EDITORIAL: PARKS NOT TRUCKS!

Guest Editorial by Extli Chávez

On a warm morning last September, my mom and I woke up to flyers all around our neighborhood urging us to stop a diesel truck distribution center from being built just down the block from where we live in Lincoln Heights. The 60,000 square-foot distribution center would be built on an empty lot located across the street from Hillside Elementary School in a neighborhood that is densely populated, working-class, and mostly Latino and Asian. My family and I attended a town hall meeting hosted by Los Angeles City Council Member District 1 Eunisses Hernández where I heard city officials and community organizers talk about the dangers of diesel exhaust and about the empty lot where the distribution would be built.

I learned that the empty lot used to be a dry-cleaning facility and is deemed a brownfield because it is likely polluted already. I also learned that the California Environmental Protection Agency (CalEPA) identifies Lincoln Heights as a disadvantaged community based on geographic, socioeconomic, public health, and environmental hazard factors. Imagine what hundreds of diesel trucks going up and down our streets at all hours of the day and night would do to our neighborhood and to our health!

According to the United States Environmental Protection Agency (EPA), exposure to diesel exhaust can lead to serious health problems like asthma and other respiratory illnesses. It can also worsen existing heart and lung diseases, especially to vulnerable populations like children or the elderly. Diesel pollution also has a negative effect on the environment and can cause acid rain.

Living in Lincoln Heights near both the I-5 and 110 Freeways, we are already exposed to high volume traffic and the air pollution that comes with it.
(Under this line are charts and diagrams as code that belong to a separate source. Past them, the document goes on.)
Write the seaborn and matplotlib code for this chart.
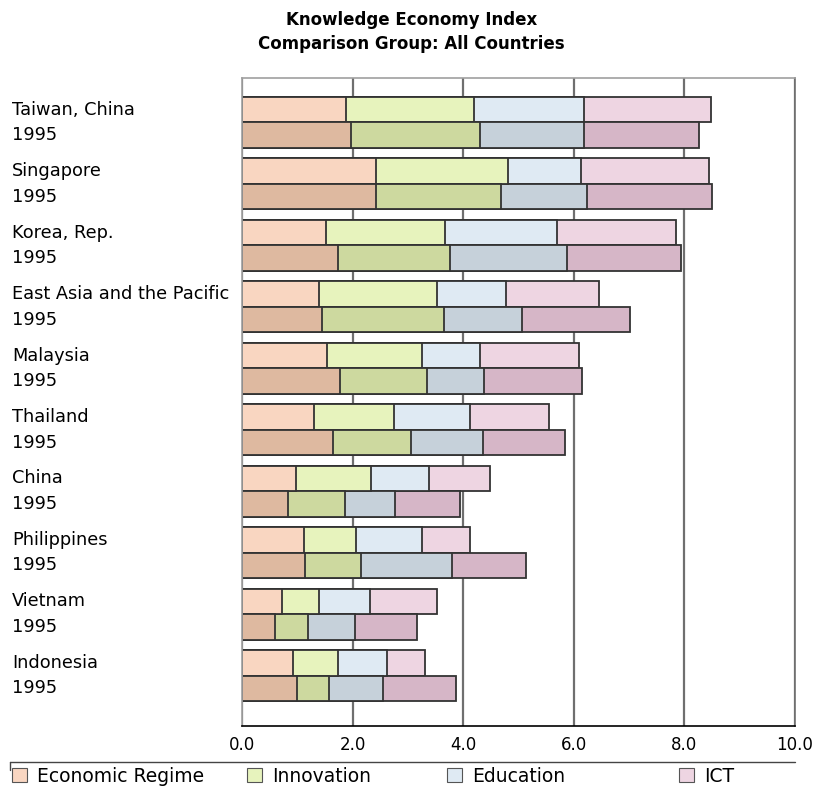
import matplotlib
matplotlib.use("Agg")
import matplotlib.pyplot as plt
from matplotlib.lines import Line2D
from matplotlib.patches import Patch
from matplotlib.transforms import blended_transform_factory
import pandas as pd
import seaborn as sns

# valeurs
countries = ["Taiwan, China", "Singapore", "Korea, Rep.", "East Asia and the Pacific",
             "Malaysia", "Thailand", "China", "Philippines", "Vietnam", "Indonesia"]
components = ["Economic Regime", "Innovation", "Education", "ICT"]
periods = ["Recent", "1995"]

econ_recent = [1.88, 2.43, 1.51, 1.40, 1.54, 1.30, 0.98, 1.12, 0.72, 0.93]
innov_recent = [2.31, 2.38, 2.16, 2.13, 1.71, 1.44, 1.36, 0.95, 0.68, 0.80]
educ_recent = [1.99, 1.32, 2.02, 1.25, 1.05, 1.39, 1.05, 1.18, 0.92, 0.89]
ict_recent = [2.30, 2.32, 2.15, 1.68, 1.79, 1.42, 1.09, 0.88, 1.21, 0.69]

econ_1995 = [1.98, 2.43, 1.73, 1.44, 1.77, 1.64, 0.83, 1.14, 0.60, 1.00]
innov_1995 = [2.32, 2.26, 2.04, 2.22, 1.58, 1.42, 1.03, 1.02, 0.59, 0.58]
educ_1995 = [1.88, 1.55, 2.10, 1.40, 1.02, 1.30, 0.90, 1.64, 0.85, 0.97]
ict_1995 = [2.08, 2.26, 2.07, 1.95, 1.77, 1.48, 1.19, 1.34, 1.12, 1.32]

light_colors = ["#f9d6c1", "#e7f3bd", "#dfeaf3", "#eed5e2"]
dark_colors = ["#deb9a0", "#cdd99f", "#c6d1da", "#d6b6c7"]

values = {
    ("Recent", "Economic Regime"): econ_recent,
    ("Recent", "Innovation"): innov_recent,
    ("Recent", "Education"): educ_recent,
    ("Recent", "ICT"): ict_recent,
    ("1995", "Economic Regime"): econ_1995,
    ("1995", "Innovation"): innov_1995,
    ("1995", "Education"): educ_1995,
    ("1995", "ICT"): ict_1995,
}

rows = []
for (period, comp), vals in values.items():
    for c, v in zip(countries, vals):
        rows.append({"country": c, "period": period, "component": comp, "value": v})
df = pd.DataFrame(rows)
df["component"] = pd.Categorical(df["component"], components, ordered=True)
df = df.sort_values(["country", "period", "component"])
df["cum"] = df.groupby(["country", "period"])["value"].cumsum()

sns.set_style("white")
plt.rcParams["font.family"] = ["DejaVu Sans"]
plt.rcParams["text.color"] = "black"
plt.rcParams["xtick.color"] = "black"

fig = plt.figure(figsize=(8.23, 7.87), dpi=100)
ax = fig.add_axes([242 / 823, 1 - 726 / 787, (795 - 242) / 823, (726 - 78) / 787])

bar_w = 0.83
# stacked: on dessine les cumuls du plus grand au plus petit
for k in reversed(range(len(components))):
    sub = df[df["component"] == components[k]]
    sns.barplot(data=sub, y="country", x="cum", hue="period", order=countries,
                hue_order=periods, palette=[light_colors[k], dark_colors[k]],
                orient="h", width=bar_w, errorbar=None, edgecolor="#333333",
                linewidth=1.3, saturation=1, legend=False, ax=ax)

ax.set_xlim(0, 10)
ax.set_ylim(len(countries) - 1 + 0.82, -0.724)
ax.set_xticks([0, 2, 4, 6, 8, 10])
ax.set_xticklabels(["0.0", "2.0", "4.0", "6.0", "8.0", "10.0"], fontsize=12)
ax.set_yticks([])
ax.set_xlabel("")
ax.set_ylabel("")
ax.xaxis.grid(True, color="#6f6f6f", lw=1.6)
ax.set_axisbelow(True)
ax.tick_params(axis="x", direction="in", length=5, width=1, color="black", pad=7)
for s in ["top", "left", "right"]:
    ax.spines[s].set_color("#a0a0a0")
    ax.spines[s].set_linewidth(1.2)
ax.spines["right"].set_color("#6f6f6f")
ax.spines["bottom"].set_color("black")
ax.spines["bottom"].set_linewidth(1.2)

trans = blended_transform_factory(fig.transFigure, ax.transData)
for i, c in enumerate(countries):
    ax.text(12 / 823, i - bar_w / 4, c, transform=trans, fontsize=12.8, va="center", ha="left")
    ax.text(12 / 823, i + bar_w / 4, "1995", transform=trans, fontsize=12.8, va="center", ha="left")

fig.suptitle("Knowledge Economy Index\nComparison Group: All Countries",
             x=0.5, y=1 - 11 / 787, fontsize=12, fontweight="bold", va="top", linespacing=1.45)

# legende
fig.add_artist(Line2D([10 / 823, 795 / 823], [1 - 762 / 787, 1 - 762 / 787],
                      transform=fig.transFigure, color="#444444", lw=1))
fig.add_artist(Line2D([10 / 823, 10 / 823], [1 - 762 / 787, 1 - 770 / 787],
                      transform=fig.transFigure, color="#444444", lw=1))
leg_x = [4, 239, 439, 671]
for k, comp in enumerate(components):
    h = Patch(facecolor=light_colors[k], edgecolor="#555555", lw=0.8)
    lg = fig.legend(handles=[h], labels=[comp], loc="center left",
                    bbox_to_anchor=(leg_x[k] / 823, 1 - 776 / 787), frameon=False,
                    fontsize=13.5, handlelength=0.85, handleheight=0.85, handletextpad=0.5,
                    borderaxespad=0)

fig.savefig("out.png", dpi=100)
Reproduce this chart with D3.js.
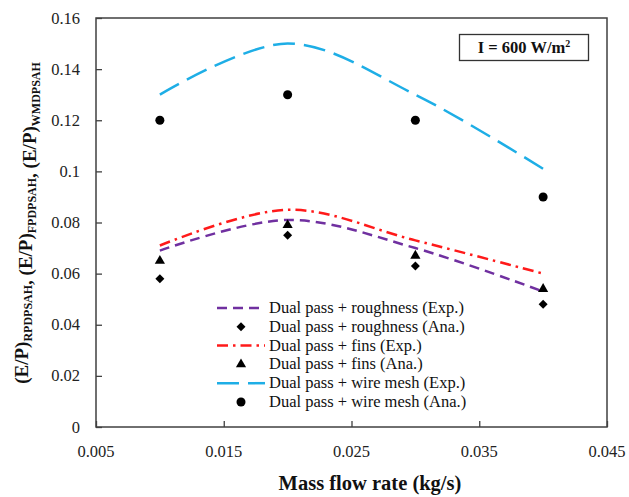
<!DOCTYPE html>
<html>
<head>
<meta charset="utf-8">
<script src="https://cdn.jsdelivr.net/npm/d3@7"></script>
<style>
  html, body { margin: 0; padding: 0; background: #fff; }
</style>
</head>
<body>
<svg id="chart" width="629" height="497" font-family="Liberation Serif, DejaVu Serif, Times New Roman, Times, serif"></svg>
<script>
// Mass flow rate (kg/s)
const massFlow = [0.01, 0.02, 0.03, 0.04];

// Effective efficiency / power ratios
const roughnessExp = [0.069, 0.081, 0.070, 0.053];
const roughnessAna = [0.058, 0.075, 0.063, 0.048];
const finsExp      = [0.071, 0.085, 0.073, 0.060];
const finsAna      = [0.065, 0.079, 0.067, 0.054];
const meshExp      = [0.130, 0.150, 0.130, 0.101];
const meshAna      = [0.120, 0.130, 0.120, 0.090];

const xTicks = [0.005, 0.015, 0.025, 0.035, 0.045];
const xTickLabels = ["0.005", "0.015", "0.025", "0.035", "0.045"];
const yTicks = [0, 0.02, 0.04, 0.06, 0.08, 0.1, 0.12, 0.14, 0.16];
const yTickLabels = ["0", "0.02", "0.04", "0.06", "0.08", "0.1", "0.12", "0.14", "0.16"];

const seriesLabels = [
  "Dual pass + roughness (Exp.)",
  "Dual pass + roughness (Ana.)",
  "Dual pass + fins (Exp.)",
  "Dual pass + fins (Ana.)",
  "Dual pass + wire mesh (Exp.)",
  "Dual pass + wire mesh (Ana.)"
];

const FONT = "'Liberation Serif', 'DejaVu Serif', 'Times New Roman', Times, serif";

const svg = d3.select("#chart");
const margin = { left: 96, right: 22, top: 18, bottom: 70 };
const W = 629, H = 497;
const plotW = W - margin.left - margin.right;
const plotH = H - margin.top - margin.bottom;

const x = d3.scaleLinear().domain([0.005, 0.045]).range([margin.left, margin.left + plotW]);
const y = d3.scaleLinear().domain([0, 0.16]).range([margin.top + plotH, margin.top]);

const frameColor = "#404040";

// Plot frame
svg.append("rect")
  .attr("x", margin.left).attr("y", margin.top)
  .attr("width", plotW).attr("height", plotH)
  .attr("fill", "none").attr("stroke", frameColor).attr("stroke-width", 1.5);

// Axes: inward ticks, labels placed separately
const xAxis = d3.axisBottom(x).tickValues(xTicks).tickSize(-6).tickFormat("");
svg.append("g").attr("transform", `translate(0,${margin.top + plotH})`).call(xAxis)
  .call(g => g.select(".domain").remove())
  .call(g => g.selectAll("line").attr("stroke", frameColor).attr("stroke-width", 1.3));

const yAxis = d3.axisLeft(y).tickValues(yTicks).tickSize(-6).tickFormat("");
svg.append("g").attr("transform", `translate(${margin.left},0)`).call(yAxis)
  .call(g => g.select(".domain").remove())
  .call(g => g.selectAll("line").attr("stroke", frameColor).attr("stroke-width", 1.3));

// Tick labels
svg.append("g").selectAll("text").data(xTicks).join("text")
  .attr("x", d => x(d)).attr("y", margin.top + plotH + 30)
  .attr("text-anchor", "middle").attr("font-size", 16.5).attr("fill", "#222")
  .style("font-family", FONT)
  .text((d, i) => xTickLabels[i]);

svg.append("g").selectAll("text").data(yTicks).join("text")
  .attr("x", margin.left - 16).attr("y", d => y(d) + 5.5)
  .attr("text-anchor", "end").attr("font-size", 16.5).attr("fill", "#222")
  .style("font-family", FONT)
  .text((d, i) => yTickLabels[i]);

// Axis titles
svg.append("text")
  .attr("x", 370).attr("y", 490)
  .attr("text-anchor", "middle").attr("font-size", 20.5).attr("font-weight", "bold").attr("fill", "#111")
  .style("font-family", FONT)
  .text("Mass flow rate (kg/s)");

const yTitle = svg.append("text")
  .attr("transform", "translate(28,223) rotate(-90)")
  .attr("text-anchor", "middle").attr("font-size", 19).attr("font-weight", "bold").attr("fill", "#111")
  .style("font-family", FONT);
[["(E/P)", "RPDPSAH"], [", (E/P)", "FPDPSAH"], [", (E/P)", "WMDPSAH"]].forEach(([main, sub]) => {
  yTitle.append("tspan").attr("dy", 0).text(main);
  yTitle.append("tspan").attr("dy", 4).attr("font-size", 12).text(sub);
  yTitle.append("tspan").attr("dy", -4).attr("font-size", 19).text("");
});

// Smoothed experimental lines
const line = d3.line().x(d => x(d[0])).y(d => y(d[1])).curve(d3.curveCatmullRom.alpha(0));
const styles = {
  roughness: { color: "#7030A0", dash: "10,6", width: 2.5 },
  fins:      { color: "#FF1A1A", dash: "11,5,2.5,5", width: 2.5 },
  mesh:      { color: "#1EAEE6", dash: "22,9", width: 2.5 }
};
const expSeries = [
  { key: "mesh", values: meshExp },
  { key: "fins", values: finsExp },
  { key: "roughness", values: roughnessExp }
];
expSeries.forEach(s => {
  svg.append("path")
    .datum(massFlow.map((m, i) => [m, s.values[i]]))
    .attr("d", line)
    .attr("fill", "none")
    .attr("stroke", styles[s.key].color)
    .attr("stroke-width", styles[s.key].width)
    .attr("stroke-dasharray", styles[s.key].dash);
});

// Analytical markers
const diamond = d3.symbol().type(d3.symbolSquare).size(40);
const triangle = d3.symbol().type(d3.symbolTriangle).size(45);
const circle = d3.symbol().type(d3.symbolCircle).size(64);

svg.append("g").selectAll("path").data(massFlow.map((m, i) => [m, roughnessAna[i]])).join("path")
  .attr("transform", d => `translate(${x(d[0])},${y(d[1])}) rotate(45)`).attr("d", diamond).attr("fill", "#000");
svg.append("g").selectAll("path").data(massFlow.map((m, i) => [m, finsAna[i]])).join("path")
  .attr("transform", d => `translate(${x(d[0])},${y(d[1])})`).attr("d", triangle).attr("fill", "#000");
svg.append("g").selectAll("path").data(massFlow.map((m, i) => [m, meshAna[i]])).join("path")
  .attr("transform", d => `translate(${x(d[0])},${y(d[1])})`).attr("d", circle).attr("fill", "#000");

// Legend
const legend = svg.append("g");
const lx0 = 217, lx1 = 265, ly0 = 308, lstep = 18.8;
const legendItems = [
  { type: "line", s: styles.roughness },
  { type: "mark", sym: diamond, rot: 45 },
  { type: "line", s: styles.fins },
  { type: "mark", sym: triangle, rot: 0 },
  { type: "line", s: styles.mesh },
  { type: "mark", sym: circle, rot: 0 }
];
legendItems.forEach((it, i) => {
  const cy = ly0 + i * lstep;
  if (it.type === "line") {
    legend.append("line")
      .attr("x1", lx0).attr("x2", lx1).attr("y1", cy).attr("y2", cy)
      .attr("stroke", it.s.color).attr("stroke-width", it.s.width)
      .attr("stroke-dasharray", it.s.dash);
  } else {
    legend.append("path")
      .attr("transform", `translate(${(lx0 + lx1) / 2},${cy}) rotate(${it.rot})`)
      .attr("d", it.sym).attr("fill", "#000");
  }
  legend.append("text")
    .attr("x", lx1 + 4).attr("y", cy + 5)
    .attr("font-size", 16.5).attr("fill", "#111")
    .style("font-family", FONT)
    .text(seriesLabels[i]);
});

// Irradiance annotation
svg.append("rect")
  .attr("x", 459.5).attr("y", 34.5).attr("width", 129).attr("height", 26)
  .attr("fill", "#fff").attr("stroke", "#333").attr("stroke-width", 1.3);
const ann = svg.append("text")
  .attr("x", 524).attr("y", 53).attr("text-anchor", "middle")
  .attr("font-size", 16.5).attr("font-weight", "bold").attr("fill", "#111")
  .style("font-family", FONT);
ann.append("tspan").text("I = 600 W/m");
ann.append("tspan").attr("dy", -6).attr("font-size", 10).text("2");
</script>
</body>
</html>
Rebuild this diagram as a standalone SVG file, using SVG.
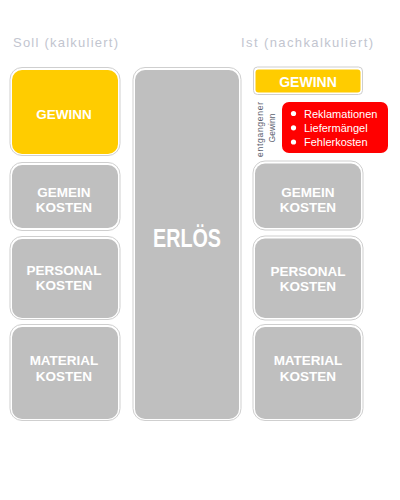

Adding diesel truck exhaust could be a death sentence, especially to us kids and elders like my own grandmother. This was something many of those in my community expressed the most concern about at a recent rally held in front of the vacant property where the distribution center would be built. Despite rain showers, over a hundred of my neighbors gathered to protest the proposed industrial project.

Instead of a diesel truck distribution center—which would bring pollution, risks to pedestrians, and deadly diseases, we could have clean air, trees, and a place to walk and play if a park was built in that empty lot. According to the article “How do trees and green spaces enhance our health?” published by Harvard Health Publishing on April 19, 2024, trees help prevent flooding, release oxygen, reduce pollution, and boost health and mood. Just seeing trees can have positive mental health benefits. Both Lincoln Park and Ernest E. Debs Regional Park, the nearest available public recreational facilities, are each a challenging 40-minute walk away from where we live. So we really don’t have any green spaces to walk around, play sports or just appreciate nature in. What would be the best way to fix this? Instead of forcing trucks on us, build parks!

Considering its negative health impacts, allowing the diesel truck distribution center to be built in Lincoln Heights would be criminal. It would also be an example of environmental racism. According to The Natural Resources Defense Council (NRDC), civil rights leader Dr. Benjamin F. Chavis, Jr. defines environmental racism as “the intentional siting of polluting and waste facilities in communities primarily populated by African Americans, Latines, Indigenous People, Asian Americans and Pacific Islanders, migrant farmworkers, and low-income workers.” Our communities deserve better. We should have healthy food stores, green parks and clean air, not dangerous diesel pollution. We deserve parks, not trucks!